- Stated problem
Write out each line that follows exactly as it stands, without the pictures.

>> Start Recorded data

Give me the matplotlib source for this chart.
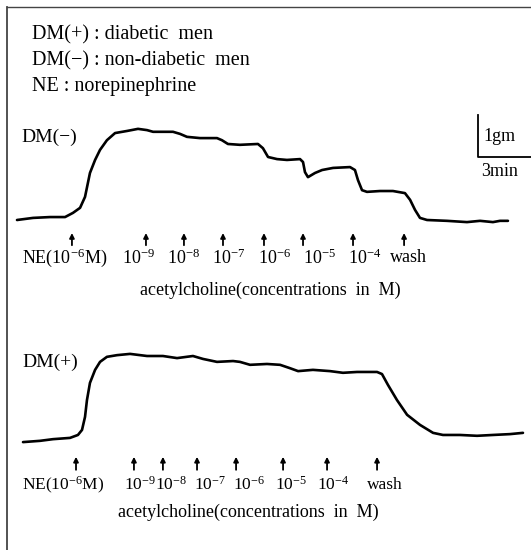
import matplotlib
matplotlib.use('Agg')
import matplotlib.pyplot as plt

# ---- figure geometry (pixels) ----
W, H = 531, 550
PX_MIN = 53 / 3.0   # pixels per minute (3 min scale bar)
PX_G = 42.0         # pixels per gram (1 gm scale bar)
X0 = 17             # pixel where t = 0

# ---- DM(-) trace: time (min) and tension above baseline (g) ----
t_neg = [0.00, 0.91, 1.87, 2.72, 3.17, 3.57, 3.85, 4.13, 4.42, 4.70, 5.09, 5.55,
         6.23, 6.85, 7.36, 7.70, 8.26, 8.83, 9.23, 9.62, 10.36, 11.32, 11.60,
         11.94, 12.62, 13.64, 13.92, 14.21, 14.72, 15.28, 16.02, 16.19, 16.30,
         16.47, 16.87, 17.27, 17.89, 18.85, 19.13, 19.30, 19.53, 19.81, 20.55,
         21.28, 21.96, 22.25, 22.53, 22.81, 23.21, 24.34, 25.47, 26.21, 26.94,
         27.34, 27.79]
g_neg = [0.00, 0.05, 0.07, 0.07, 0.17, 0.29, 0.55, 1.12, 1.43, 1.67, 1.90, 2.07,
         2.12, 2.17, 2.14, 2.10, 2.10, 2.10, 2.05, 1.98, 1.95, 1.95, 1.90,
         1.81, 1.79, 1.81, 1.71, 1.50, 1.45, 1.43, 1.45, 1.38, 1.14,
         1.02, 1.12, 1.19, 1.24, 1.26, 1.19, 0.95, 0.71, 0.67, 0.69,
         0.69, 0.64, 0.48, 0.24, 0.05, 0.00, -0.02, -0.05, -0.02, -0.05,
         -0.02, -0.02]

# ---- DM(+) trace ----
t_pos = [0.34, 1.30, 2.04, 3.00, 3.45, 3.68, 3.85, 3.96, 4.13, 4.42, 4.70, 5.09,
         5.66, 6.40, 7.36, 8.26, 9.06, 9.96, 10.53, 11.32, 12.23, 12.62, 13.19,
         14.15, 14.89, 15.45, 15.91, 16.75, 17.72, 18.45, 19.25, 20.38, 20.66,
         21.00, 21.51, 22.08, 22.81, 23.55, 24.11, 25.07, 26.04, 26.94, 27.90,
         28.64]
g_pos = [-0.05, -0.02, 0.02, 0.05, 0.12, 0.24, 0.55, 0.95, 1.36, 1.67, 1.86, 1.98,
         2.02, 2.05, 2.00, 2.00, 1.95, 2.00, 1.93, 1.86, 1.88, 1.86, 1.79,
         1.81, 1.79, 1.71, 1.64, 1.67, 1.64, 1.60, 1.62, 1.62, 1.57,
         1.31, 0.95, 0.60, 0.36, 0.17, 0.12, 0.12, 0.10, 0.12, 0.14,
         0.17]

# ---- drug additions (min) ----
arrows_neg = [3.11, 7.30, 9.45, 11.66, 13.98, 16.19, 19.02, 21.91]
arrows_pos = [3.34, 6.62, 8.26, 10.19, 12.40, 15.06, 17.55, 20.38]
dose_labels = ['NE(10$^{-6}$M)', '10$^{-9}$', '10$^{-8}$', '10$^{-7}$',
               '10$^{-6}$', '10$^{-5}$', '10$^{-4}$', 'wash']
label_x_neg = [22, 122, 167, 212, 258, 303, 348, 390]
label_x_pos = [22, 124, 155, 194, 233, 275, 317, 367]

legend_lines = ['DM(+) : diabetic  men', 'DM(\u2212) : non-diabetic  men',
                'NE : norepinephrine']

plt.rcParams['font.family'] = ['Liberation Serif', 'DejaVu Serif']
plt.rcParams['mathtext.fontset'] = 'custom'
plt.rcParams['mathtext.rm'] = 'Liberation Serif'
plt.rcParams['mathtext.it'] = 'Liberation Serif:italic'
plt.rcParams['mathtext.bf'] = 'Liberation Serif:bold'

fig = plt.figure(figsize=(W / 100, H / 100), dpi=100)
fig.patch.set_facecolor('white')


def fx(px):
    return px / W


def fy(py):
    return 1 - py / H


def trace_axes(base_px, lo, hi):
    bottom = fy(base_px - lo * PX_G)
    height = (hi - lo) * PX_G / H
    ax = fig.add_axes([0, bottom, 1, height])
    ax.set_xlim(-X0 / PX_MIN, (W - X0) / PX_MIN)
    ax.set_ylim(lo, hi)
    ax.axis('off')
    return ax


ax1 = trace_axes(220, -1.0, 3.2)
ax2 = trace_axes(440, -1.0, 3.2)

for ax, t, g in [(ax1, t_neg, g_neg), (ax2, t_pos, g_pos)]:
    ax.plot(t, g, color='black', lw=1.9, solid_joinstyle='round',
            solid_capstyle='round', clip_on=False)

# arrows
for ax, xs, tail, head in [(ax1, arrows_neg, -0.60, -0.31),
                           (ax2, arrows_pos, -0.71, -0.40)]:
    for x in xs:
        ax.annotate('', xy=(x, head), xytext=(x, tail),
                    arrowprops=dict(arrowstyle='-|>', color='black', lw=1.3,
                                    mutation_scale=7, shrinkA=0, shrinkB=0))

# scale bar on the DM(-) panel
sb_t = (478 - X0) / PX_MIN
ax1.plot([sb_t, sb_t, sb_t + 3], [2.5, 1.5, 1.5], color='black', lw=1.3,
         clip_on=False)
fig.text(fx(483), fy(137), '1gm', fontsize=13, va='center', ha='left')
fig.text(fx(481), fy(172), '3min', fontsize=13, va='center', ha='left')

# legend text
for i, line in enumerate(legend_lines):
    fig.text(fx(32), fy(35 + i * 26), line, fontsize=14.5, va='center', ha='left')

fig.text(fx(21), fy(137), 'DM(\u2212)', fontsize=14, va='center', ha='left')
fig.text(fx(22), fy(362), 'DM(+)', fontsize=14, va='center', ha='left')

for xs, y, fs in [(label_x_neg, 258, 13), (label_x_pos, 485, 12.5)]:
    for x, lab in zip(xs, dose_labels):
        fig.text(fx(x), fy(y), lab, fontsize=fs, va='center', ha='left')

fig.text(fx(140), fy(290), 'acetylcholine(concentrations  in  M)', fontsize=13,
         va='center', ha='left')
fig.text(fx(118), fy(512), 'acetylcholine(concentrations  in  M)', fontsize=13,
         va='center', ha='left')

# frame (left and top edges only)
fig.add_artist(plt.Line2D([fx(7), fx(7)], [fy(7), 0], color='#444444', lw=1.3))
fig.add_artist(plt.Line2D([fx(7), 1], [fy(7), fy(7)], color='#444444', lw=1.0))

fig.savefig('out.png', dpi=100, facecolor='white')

>> End Recorded data

- Response to this exercise
Give me the matplotlib source for this chart.
import matplotlib
matplotlib.use('Agg')
import matplotlib.pyplot as plt

# ---- figure geometry (pixels) ----
W, H = 531, 550
PX_MIN = 53 / 3.0   # pixels per minute (3 min scale bar)
PX_G = 42.0         # pixels per gram (1 gm scale bar)
X0 = 17             # pixel where t = 0

# ---- DM(-) trace: time (min) and tension above baseline (g) ----
t_neg = [0.00, 0.91, 1.87, 2.72, 3.17, 3.57, 3.85, 4.13, 4.42, 4.70, 5.09, 5.55,
         6.23, 6.85, 7.36, 7.70, 8.26, 8.83, 9.23, 9.62, 10.36, 11.32, 11.60,
         11.94, 12.62, 13.64, 13.92, 14.21, 14.72, 15.28, 16.02, 16.19, 16.30,
         16.47, 16.87, 17.27, 17.89, 18.85, 19.13, 19.30, 19.53, 19.81, 20.55,
         21.28, 21.96, 22.25, 22.53, 22.81, 23.21, 24.34, 25.47, 26.21, 26.94,
         27.34, 27.79]
g_neg = [0.00, 0.05, 0.07, 0.07, 0.17, 0.29, 0.55, 1.12, 1.43, 1.67, 1.90, 2.07,
         2.12, 2.17, 2.14, 2.10, 2.10, 2.10, 2.05, 1.98, 1.95, 1.95, 1.90,
         1.81, 1.79, 1.81, 1.71, 1.50, 1.45, 1.43, 1.45, 1.38, 1.14,
         1.02, 1.12, 1.19, 1.24, 1.26, 1.19, 0.95, 0.71, 0.67, 0.69,
         0.69, 0.64, 0.48, 0.24, 0.05, 0.00, -0.02, -0.05, -0.02, -0.05,
         -0.02, -0.02]

# ---- DM(+) trace ----
t_pos = [0.34, 1.30, 2.04, 3.00, 3.45, 3.68, 3.85, 3.96, 4.13, 4.42, 4.70, 5.09,
         5.66, 6.40, 7.36, 8.26, 9.06, 9.96, 10.53, 11.32, 12.23, 12.62, 13.19,
         14.15, 14.89, 15.45, 15.91, 16.75, 17.72, 18.45, 19.25, 20.38, 20.66,
         21.00, 21.51, 22.08, 22.81, 23.55, 24.11, 25.07, 26.04, 26.94, 27.90,
         28.64]
g_pos = [-0.05, -0.02, 0.02, 0.05, 0.12, 0.24, 0.55, 0.95, 1.36, 1.67, 1.86, 1.98,
         2.02, 2.05, 2.00, 2.00, 1.95, 2.00, 1.93, 1.86, 1.88, 1.86, 1.79,
         1.81, 1.79, 1.71, 1.64, 1.67, 1.64, 1.60, 1.62, 1.62, 1.57,
         1.31, 0.95, 0.60, 0.36, 0.17, 0.12, 0.12, 0.10, 0.12, 0.14,
         0.17]

# ---- drug additions (min) ----
arrows_neg = [3.11, 7.30, 9.45, 11.66, 13.98, 16.19, 19.02, 21.91]
arrows_pos = [3.34, 6.62, 8.26, 10.19, 12.40, 15.06, 17.55, 20.38]
dose_labels = ['NE(10$^{-6}$M)', '10$^{-9}$', '10$^{-8}$', '10$^{-7}$',
               '10$^{-6}$', '10$^{-5}$', '10$^{-4}$', 'wash']
label_x_neg = [22, 122, 167, 212, 258, 303, 348, 390]
label_x_pos = [22, 124, 155, 194, 233, 275, 317, 367]

legend_lines = ['DM(+) : diabetic  men', 'DM(\u2212) : non-diabetic  men',
                'NE : norepinephrine']

plt.rcParams['font.family'] = ['Liberation Serif', 'DejaVu Serif']
plt.rcParams['mathtext.fontset'] = 'custom'
plt.rcParams['mathtext.rm'] = 'Liberation Serif'
plt.rcParams['mathtext.it'] = 'Liberation Serif:italic'
plt.rcParams['mathtext.bf'] = 'Liberation Serif:bold'

fig = plt.figure(figsize=(W / 100, H / 100), dpi=100)
fig.patch.set_facecolor('white')


def fx(px):
    return px / W


def fy(py):
    return 1 - py / H


def trace_axes(base_px, lo, hi):
    bottom = fy(base_px - lo * PX_G)
    height = (hi - lo) * PX_G / H
    ax = fig.add_axes([0, bottom, 1, height])
    ax.set_xlim(-X0 / PX_MIN, (W - X0) / PX_MIN)
    ax.set_ylim(lo, hi)
    ax.axis('off')
    return ax


ax1 = trace_axes(220, -1.0, 3.2)
ax2 = trace_axes(440, -1.0, 3.2)

for ax, t, g in [(ax1, t_neg, g_neg), (ax2, t_pos, g_pos)]:
    ax.plot(t, g, color='black', lw=1.9, solid_joinstyle='round',
            solid_capstyle='round', clip_on=False)

# arrows
for ax, xs, tail, head in [(ax1, arrows_neg, -0.60, -0.31),
                           (ax2, arrows_pos, -0.71, -0.40)]:
    for x in xs:
        ax.annotate('', xy=(x, head), xytext=(x, tail),
                    arrowprops=dict(arrowstyle='-|>', color='black', lw=1.3,
                                    mutation_scale=7, shrinkA=0, shrinkB=0))

# scale bar on the DM(-) panel
sb_t = (478 - X0) / PX_MIN
ax1.plot([sb_t, sb_t, sb_t + 3], [2.5, 1.5, 1.5], color='black', lw=1.3,
         clip_on=False)
fig.text(fx(483), fy(137), '1gm', fontsize=13, va='center', ha='left')
fig.text(fx(481), fy(172), '3min', fontsize=13, va='center', ha='left')

# legend text
for i, line in enumerate(legend_lines):
    fig.text(fx(32), fy(35 + i * 26), line, fontsize=14.5, va='center', ha='left')

fig.text(fx(21), fy(137), 'DM(\u2212)', fontsize=14, va='center', ha='left')
fig.text(fx(22), fy(362), 'DM(+)', fontsize=14, va='center', ha='left')

for xs, y, fs in [(label_x_neg, 258, 13), (label_x_pos, 485, 12.5)]:
    for x, lab in zip(xs, dose_labels):
        fig.text(fx(x), fy(y), lab, fontsize=fs, va='center', ha='left')

fig.text(fx(140), fy(290), 'acetylcholine(concentrations  in  M)', fontsize=13,
         va='center', ha='left')
fig.text(fx(118), fy(512), 'acetylcholine(concentrations  in  M)', fontsize=13,
         va='center', ha='left')

# frame (left and top edges only)
fig.add_artist(plt.Line2D([fx(7), fx(7)], [fy(7), 0], color='#444444', lw=1.3))
fig.add_artist(plt.Line2D([fx(7), 1], [fy(7), fy(7)], color='#444444', lw=1.0))

fig.savefig('out.png', dpi=100, facecolor='white')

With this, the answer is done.